SET PROBLEM => Transcribe all of the material below word for word and leave out its pictures.

DATASET EXCERPT =>
________

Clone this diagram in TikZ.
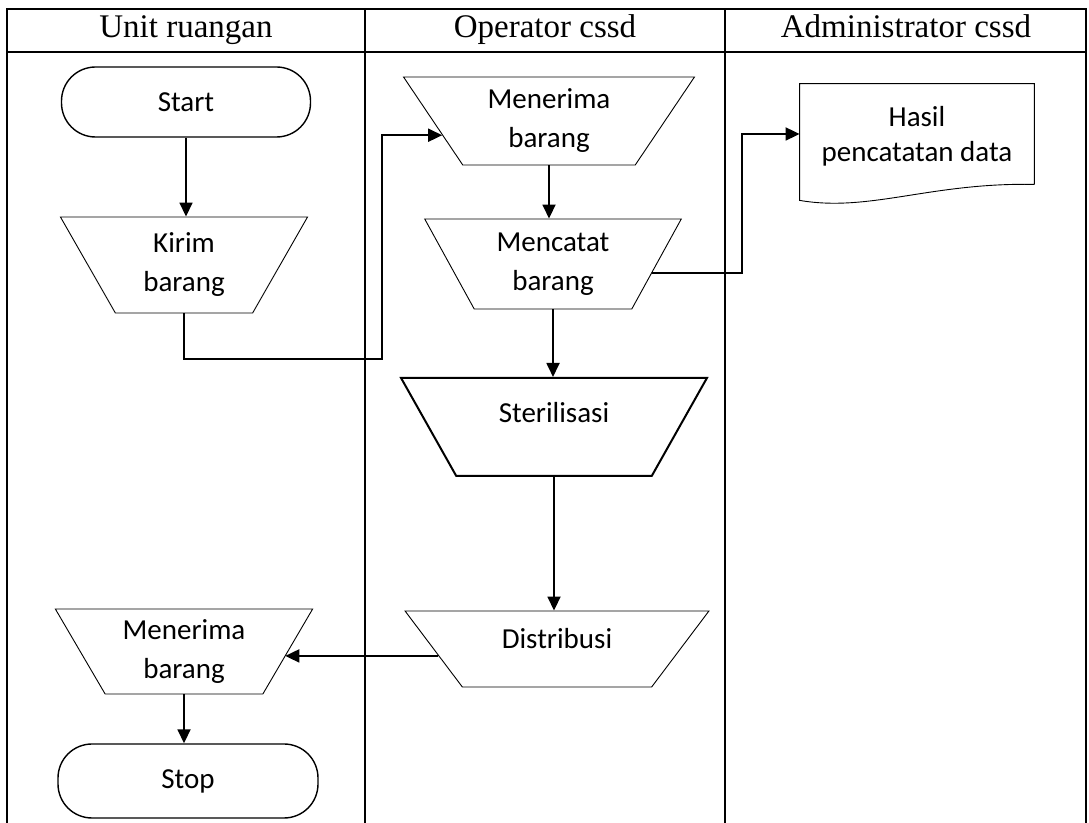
\documentclass[tikz,border=0pt]{standalone}
\usepackage{fontspec}
\setmainfont{Liberation Serif}
\newfontfamily\calibri{Carlito}
\usetikzlibrary{
    arrows.meta,
    shapes.geometric,
    calc
}
\tikzset{
    teks/.style={font=\calibri\fontsize{14.5}{19.5}\selectfont, align=center},
    judul/.style={font=\fontsize{16.5}{19}\selectfont, text height=11.5pt, text depth=3.5pt},
    terminal/.style={teks, draw, rounded corners=17pt, line width=0.7pt},
    manual/.style={teks, draw, trapezium, trapezium stretches=true,
        trapezium left angle=#1, trapezium right angle=#1, line width=0.45pt, inner sep=0pt},
    dokumen/.style={teks, font=\calibri\fontsize{14.5}{17.5}\selectfont,
        minimum width=117pt, minimum height=50pt},
    panah/.style={-{Triangle[length=7pt,width=6.5pt]}, line width=0.9pt},
    garis/.style={line width=1.3pt}
}

\begin{document}
\begin{tikzpicture}[x=0.5pt, y=-0.5pt]
                \useasboundingbox (0,0) rectangle (1089,823);
                % tabel
                \draw[garis] (7,823) -- (7,9) -- (1086,9) -- (1086,823);
                \draw[garis] (7,52) -- (1086,52);
                \foreach \x in {365,725}
                    \draw[garis] (\x,9) -- (\x,823);
                \foreach \x/\kolom [count=\i] in {186/Unit ruangan, 545/Operator cssd, 906/Administrator cssd}
                    \node[judul] (kolom\i) at (\x,30) {\kolom};

                % unit ruangan
                \node[terminal, minimum width=124.5pt, minimum height=35pt] (start) at (186,102) {Start};
                \node[manual=117, minimum width=124pt, minimum height=48pt] (kirim) at (184,265) {Kirim\\barang};
                \node[manual=121.2, minimum width=130pt, minimum height=42.5pt] (terima2) at (184,651.5) {Menerima\\barang};
                \node[terminal, minimum width=130pt, minimum height=37pt] (stop) at (188,781) {Stop};

                % operator cssd
                \node[manual=123.4, minimum width=145.5pt, minimum height=44pt] (terima) at (549,121) {Menerima\\barang};
                \node[manual=119.5, minimum width=129.5pt, minimum height=45pt] (catat) at (553,264) {Mencatat\\barang};
                \node[manual=122.1, minimum width=154pt, minimum height=49pt, line width=1pt,
                    text depth=14.8pt] (steril) at (554,427) {Sterilisasi};
                \node[manual=128.7, minimum width=153pt, minimum height=38pt,
                    text depth=10.8pt] (distribusi) at (557,649) {Distribusi};

                % administrator cssd
                \node[dokumen, text depth=0pt] (hasil) at (917,134) {Hasil\\pencatatan data};
                \draw[line width=0.45pt] (hasil.south east) -- (hasil.north east) -- (hasil.north west)
                    -- ([yshift=-8pt]hasil.south west)
                    .. controls ([xshift=35pt,yshift=-14pt]hasil.south west) and ([xshift=-52pt,yshift=1pt]hasil.south east) .. (hasil.south east);

                % alur
                \coordinate (k1) at (382,359);
                \coordinate (h1) at (742,0);
                \coordinate (m_in) at ($(terima.top left corner)!0.66!(terima.bottom left corner)$);
                \coordinate (c_out) at ($(catat.top right corner)!0.6!(catat.bottom right corner)$);
                \coordinate (d_out) at ($(distribusi.top left corner)!0.59!(distribusi.bottom left corner)$);
                \coordinate (t_in) at ($(terima2.top right corner)!0.56!(terima2.bottom right corner)$);

                \draw[panah] (start.south) -- (start.south |- kirim.north);
                \draw[panah] (kirim.south) |- (k1) |- (m_in);
                \draw[panah] (terima.south) -- (terima.south |- catat.north);
                \draw[panah] (c_out) -- (c_out -| h1) |- (hasil);
                \draw[panah] (catat.south) -- (catat.south |- steril.north);
                \draw[panah] (steril.south) -- (steril.south |- distribusi.north);
                \draw[panah] (d_out) -- (d_out -| t_in);
                \draw[panah] (terima2.south) -- (terima2.south |- stop.north);
\end{tikzpicture}
\end{document}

________

SOLUTION TO THE PROBLEM =>
Clone this diagram in TikZ.
\documentclass[tikz,border=0pt]{standalone}
\usepackage{fontspec}
\setmainfont{Liberation Serif}
\newfontfamily\calibri{Carlito}
\usetikzlibrary{
    arrows.meta,
    shapes.geometric,
    calc
}
\tikzset{
    teks/.style={font=\calibri\fontsize{14.5}{19.5}\selectfont, align=center},
    judul/.style={font=\fontsize{16.5}{19}\selectfont, text height=11.5pt, text depth=3.5pt},
    terminal/.style={teks, draw, rounded corners=17pt, line width=0.7pt},
    manual/.style={teks, draw, trapezium, trapezium stretches=true,
        trapezium left angle=#1, trapezium right angle=#1, line width=0.45pt, inner sep=0pt},
    dokumen/.style={teks, font=\calibri\fontsize{14.5}{17.5}\selectfont,
        minimum width=117pt, minimum height=50pt},
    panah/.style={-{Triangle[length=7pt,width=6.5pt]}, line width=0.9pt},
    garis/.style={line width=1.3pt}
}

\begin{document}
\begin{tikzpicture}[x=0.5pt, y=-0.5pt]
                \useasboundingbox (0,0) rectangle (1089,823);
                % tabel
                \draw[garis] (7,823) -- (7,9) -- (1086,9) -- (1086,823);
                \draw[garis] (7,52) -- (1086,52);
                \foreach \x in {365,725}
                    \draw[garis] (\x,9) -- (\x,823);
                \foreach \x/\kolom [count=\i] in {186/Unit ruangan, 545/Operator cssd, 906/Administrator cssd}
                    \node[judul] (kolom\i) at (\x,30) {\kolom};

                % unit ruangan
                \node[terminal, minimum width=124.5pt, minimum height=35pt] (start) at (186,102) {Start};
                \node[manual=117, minimum width=124pt, minimum height=48pt] (kirim) at (184,265) {Kirim\\barang};
                \node[manual=121.2, minimum width=130pt, minimum height=42.5pt] (terima2) at (184,651.5) {Menerima\\barang};
                \node[terminal, minimum width=130pt, minimum height=37pt] (stop) at (188,781) {Stop};

                % operator cssd
                \node[manual=123.4, minimum width=145.5pt, minimum height=44pt] (terima) at (549,121) {Menerima\\barang};
                \node[manual=119.5, minimum width=129.5pt, minimum height=45pt] (catat) at (553,264) {Mencatat\\barang};
                \node[manual=122.1, minimum width=154pt, minimum height=49pt, line width=1pt,
                    text depth=14.8pt] (steril) at (554,427) {Sterilisasi};
                \node[manual=128.7, minimum width=153pt, minimum height=38pt,
                    text depth=10.8pt] (distribusi) at (557,649) {Distribusi};

                % administrator cssd
                \node[dokumen, text depth=0pt] (hasil) at (917,134) {Hasil\\pencatatan data};
                \draw[line width=0.45pt] (hasil.south east) -- (hasil.north east) -- (hasil.north west)
                    -- ([yshift=-8pt]hasil.south west)
                    .. controls ([xshift=35pt,yshift=-14pt]hasil.south west) and ([xshift=-52pt,yshift=1pt]hasil.south east) .. (hasil.south east);

                % alur
                \coordinate (k1) at (382,359);
                \coordinate (h1) at (742,0);
                \coordinate (m_in) at ($(terima.top left corner)!0.66!(terima.bottom left corner)$);
                \coordinate (c_out) at ($(catat.top right corner)!0.6!(catat.bottom right corner)$);
                \coordinate (d_out) at ($(distribusi.top left corner)!0.59!(distribusi.bottom left corner)$);
                \coordinate (t_in) at ($(terima2.top right corner)!0.56!(terima2.bottom right corner)$);

                \draw[panah] (start.south) -- (start.south |- kirim.north);
                \draw[panah] (kirim.south) |- (k1) |- (m_in);
                \draw[panah] (terima.south) -- (terima.south |- catat.north);
                \draw[panah] (c_out) -- (c_out -| h1) |- (hasil);
                \draw[panah] (catat.south) -- (catat.south |- steril.north);
                \draw[panah] (steril.south) -- (steril.south |- distribusi.north);
                \draw[panah] (d_out) -- (d_out -| t_in);
                \draw[panah] (terima2.south) -- (terima2.south |- stop.north);
\end{tikzpicture}
\end{document}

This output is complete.